Kisi ko kuch nahi pata. Sab andhere mein teer maar rahe hain (No one knows anything. We’re all just shooting in the dark). Here’s part 1 of my take on the evolving business of entertainment (Part 2 here).
Valid for all of us. While we all write articles, curate content revolving around the entertainment business, sharing our two cents of post analysis – the truth remains that none of us really know what’s right for the biz.
Recent trends followed by the earth-shattering reception to Pathaan and Jawan suggest how it is the era of masala and mass entertainers and everything else is conducive for the digital space. Even numbers suggest the same. But, numbers, for their design, will always tell you what is clicking in the market and not necessarily what would click for you.
Let’s understand some key metrics of the business that aren’t actually that key or vital.
Right off the bat, is the good-old Indian Sensibilities schtick.
You’d often hear makers proclaim that their film or show caters to the Indian sensibilities. While quite smart sounding, the concept is shorthanded. It is not possible to gauge the Indian sensibility for it differs from every household.
Let us take the example of a story around infidelity or adultery. While most of us would call it a sensitive subject, it is rather relative, subjective, and individual. For one sexual infidelity might be a huge setback, a taboo that gut wrenches them. For the other, it may mean anything substantial.

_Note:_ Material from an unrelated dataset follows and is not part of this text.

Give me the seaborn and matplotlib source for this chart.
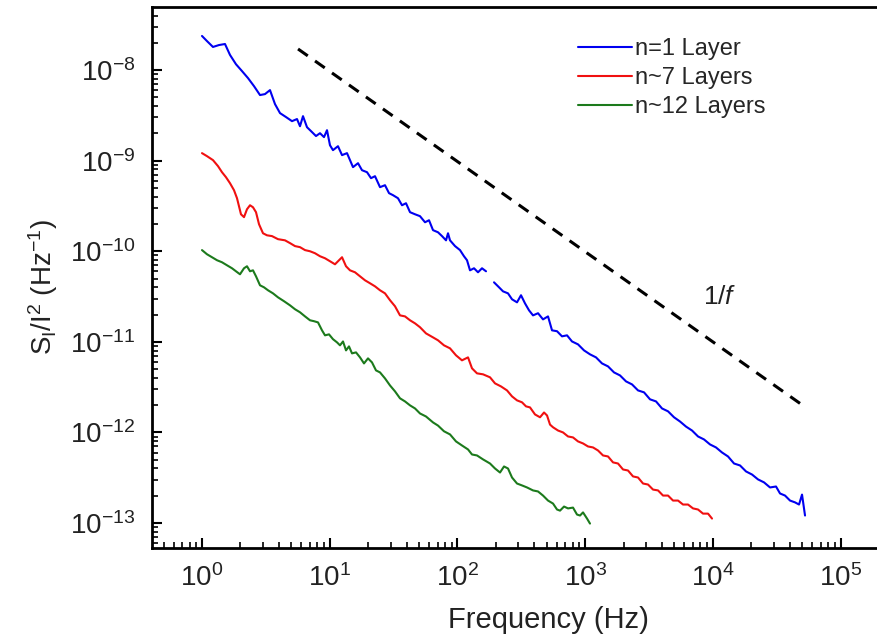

Precisely similar would be the consensus on a religious or devotional story. For some, religion might be a very sensitive issue, a topic they are rigid and conservative about. For some, it might be okay to critique the folly and flaws of faith and doctrinaire. Perception is a varied term. And claiming to have a uniform code or ethos of a variable factor leads to thought leadership, which conniving in usage becomes propaganda.
For folks working in the marketing and communications space, the letters “Target Audience” (TG) would sound like a throwaway term. A concept that has been trivialized and overused to the point of irrelevance.
Yeh humare TG ke liye work nahi karega – a line often thrown at creatives by highly educated but short-sighted focus groups who supposedly have the vast and diverse market base assessed as a sample size.
The audience has since decades been segregated into the mass, the multiplex, and the single screen public. Again, let’s zoom out and evaluate how proficient this demarcation is.
The single screen audience mostly constitutes the multiplex audience. They’re mostly the same people. As class in cinema is not determined by income group but by mood and spending preferences.
Speaking for myself, I’ve watched films at PVR Luxe when the mood and monies coincided, and I am the same guy who’s whistled and hooted at Chandan Cinema. It is the small-town mindset. And majority of India is small town.
Folks who’ve grown up watching cinema in Meghdoot and also relished the luxuries of Cinema in Dona Planet – the factors could trickle down to as basic a requisite like one’s idea of comfort.
A major part of our population is accustomed to watching films under that huge-arse fan in the single screen theatres and opt to head to the multiplex solely for them soothing air cons. And if one believes that families don’t tend to avail single screen film services, you’re not looking at the right scenarios.
Even today, in tier 2 and 3 cities, families find single screen theatres far more pocket and family friendly. The only space where multiplexes score are the night shows.
So there, Indian sensibilities differ in every home. Therefore, either you count them as the same set of audience or granulate separate films for each base. The former being always the feasible move.